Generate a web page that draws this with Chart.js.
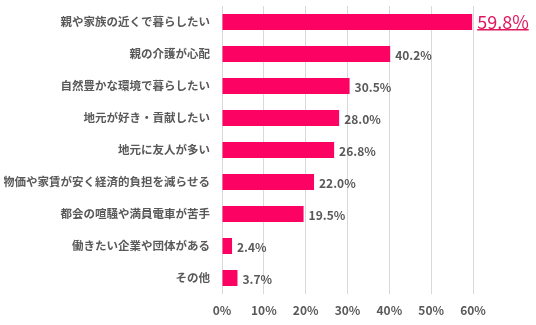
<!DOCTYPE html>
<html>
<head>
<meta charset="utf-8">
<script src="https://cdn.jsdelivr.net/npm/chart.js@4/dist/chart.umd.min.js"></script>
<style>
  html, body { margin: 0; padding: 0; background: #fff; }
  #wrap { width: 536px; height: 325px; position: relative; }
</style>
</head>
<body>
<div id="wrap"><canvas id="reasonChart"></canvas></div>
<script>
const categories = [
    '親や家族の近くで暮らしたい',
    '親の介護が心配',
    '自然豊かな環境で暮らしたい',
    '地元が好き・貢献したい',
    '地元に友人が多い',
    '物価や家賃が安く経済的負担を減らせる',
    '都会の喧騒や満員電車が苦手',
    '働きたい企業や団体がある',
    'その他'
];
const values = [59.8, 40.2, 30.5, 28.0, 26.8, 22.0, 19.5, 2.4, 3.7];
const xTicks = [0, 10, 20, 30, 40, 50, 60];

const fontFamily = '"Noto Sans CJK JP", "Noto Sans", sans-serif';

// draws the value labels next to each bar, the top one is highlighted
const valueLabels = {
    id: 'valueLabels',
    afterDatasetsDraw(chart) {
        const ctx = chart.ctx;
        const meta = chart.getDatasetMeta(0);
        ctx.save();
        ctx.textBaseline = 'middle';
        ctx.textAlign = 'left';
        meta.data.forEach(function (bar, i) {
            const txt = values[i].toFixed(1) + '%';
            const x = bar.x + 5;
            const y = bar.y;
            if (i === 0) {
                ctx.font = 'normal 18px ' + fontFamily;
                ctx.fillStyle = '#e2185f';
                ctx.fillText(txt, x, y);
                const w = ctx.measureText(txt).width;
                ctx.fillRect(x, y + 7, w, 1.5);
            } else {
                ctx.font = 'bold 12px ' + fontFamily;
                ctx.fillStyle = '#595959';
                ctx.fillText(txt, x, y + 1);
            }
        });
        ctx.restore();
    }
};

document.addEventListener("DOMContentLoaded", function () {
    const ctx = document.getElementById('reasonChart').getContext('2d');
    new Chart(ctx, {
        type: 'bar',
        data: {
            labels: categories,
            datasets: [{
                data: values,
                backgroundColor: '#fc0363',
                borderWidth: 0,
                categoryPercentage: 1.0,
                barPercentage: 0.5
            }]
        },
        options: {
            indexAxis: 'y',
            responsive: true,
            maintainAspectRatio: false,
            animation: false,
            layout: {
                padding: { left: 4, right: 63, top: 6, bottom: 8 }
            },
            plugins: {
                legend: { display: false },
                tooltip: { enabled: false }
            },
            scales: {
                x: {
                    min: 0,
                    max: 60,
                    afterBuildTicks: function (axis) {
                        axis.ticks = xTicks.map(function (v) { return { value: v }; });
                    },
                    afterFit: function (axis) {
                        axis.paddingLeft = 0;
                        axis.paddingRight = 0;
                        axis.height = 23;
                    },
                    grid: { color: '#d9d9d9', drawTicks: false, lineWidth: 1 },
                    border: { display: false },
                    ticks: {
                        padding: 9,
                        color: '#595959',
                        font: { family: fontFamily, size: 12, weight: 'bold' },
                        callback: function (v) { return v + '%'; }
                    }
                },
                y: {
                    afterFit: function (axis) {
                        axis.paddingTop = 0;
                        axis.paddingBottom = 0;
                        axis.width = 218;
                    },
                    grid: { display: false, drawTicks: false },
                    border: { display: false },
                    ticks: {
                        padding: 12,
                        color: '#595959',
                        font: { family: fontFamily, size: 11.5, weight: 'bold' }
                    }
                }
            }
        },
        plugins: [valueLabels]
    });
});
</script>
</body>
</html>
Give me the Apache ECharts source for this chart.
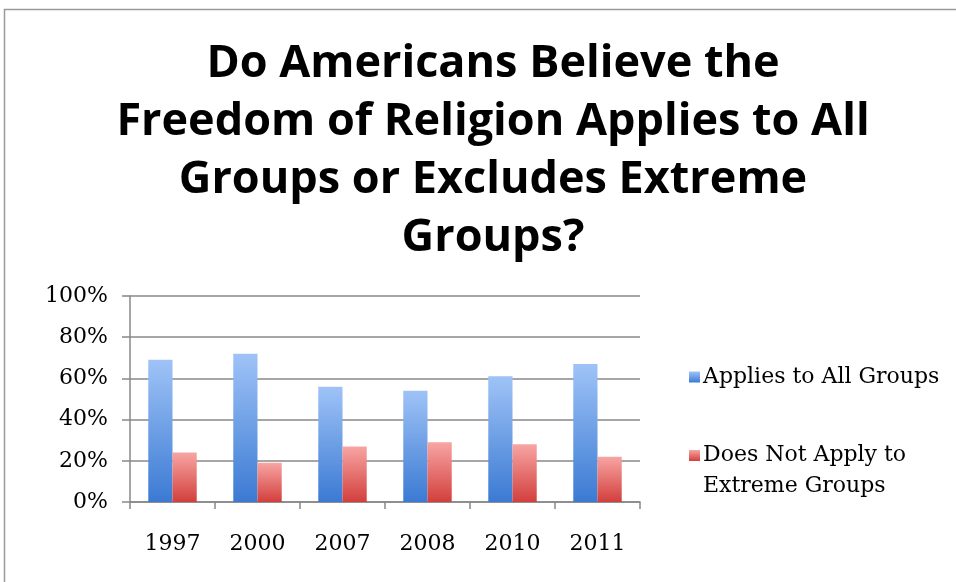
########
Task objective =>
Find every line that has "draws" in it, then return those lines.

Response to the task =>
Generate a web page that draws this with Chart.js.
// draws the value labels next to each bar, the top one is highlighted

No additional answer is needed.